As I write, we are trapped in an aluminum capsule, hurtling 550 miles per hour toward Washington, D.C. Today has brought back the horrors of air travel in fulsome detail. While the French do an excellent job of managing their metro and rail systems, they need to do some serious work on their airports. Let me put it this way: Charles de Gaulle makes Washington Dulles look like a model of efficiency--no mean feat. Only one station was open for passport control despite the thousands of travelers departing on a Friday, normally the busiest day for travel. We encountered the same at security, which was also woefully understaffed.
United Airlines added to our woes. We left late; our seats (in business class, mind you) are filthy; our "entertainment centers" are broken; and a stewardess just dumped red wine all over a much-loved white jacket, perhaps ruining it. To say that I'm not happy with United Airlines is an understatement.

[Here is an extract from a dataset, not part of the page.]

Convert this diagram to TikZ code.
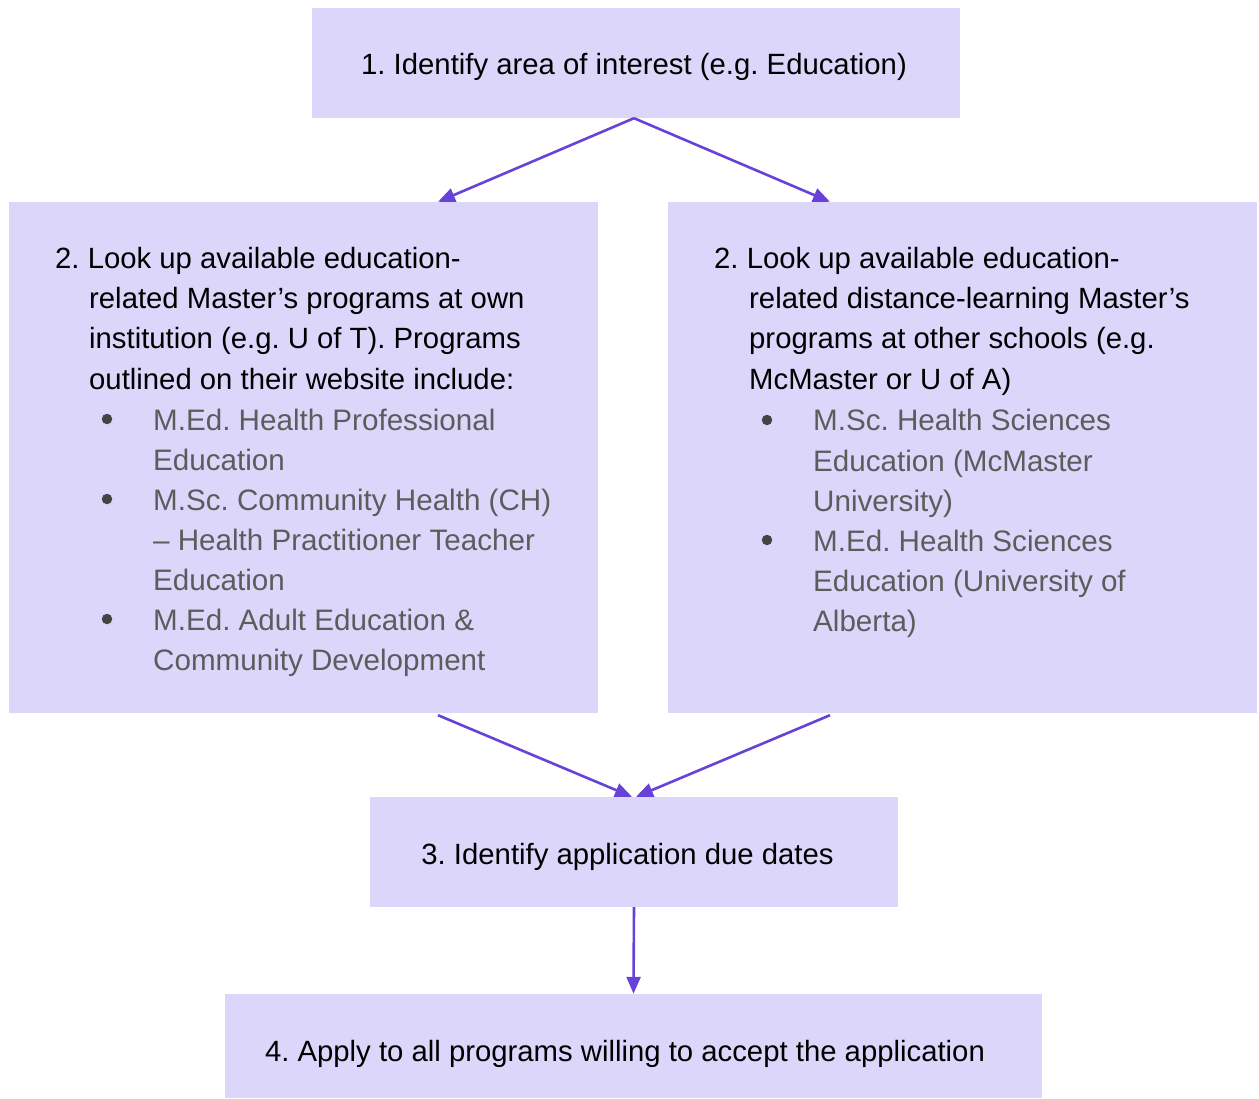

Coming on the heels of our recent voyage on the QMII has made this miserable trip, well, all the more miserable since we now know there is a much better way to travel if one has the time. Indeed, I've been puzzling over the economics of the respective voyages. The airlines are supposedly broke, but virtually every seat in this Boeing 777 is filled. United charges passengers in economy class for luggage, in addition to ever-higher prices for seats. In business we get a bit more leg room and a marginally nicer lunch, but these paltry amenities hardly justify the exorbitant rates. On Cunard, we were fed and watered for six days in luxurious surroundings. We had access to pools, a splendid gym, a beautiful library, and countless lounges. We could listen to jazz in the evenings or go dancing. And we could haul along as much luggage as we wanted--for no fee. And yet Cunard is profitable, even though an Atlantic crossing costs far less than a business-class seat. I don't get it.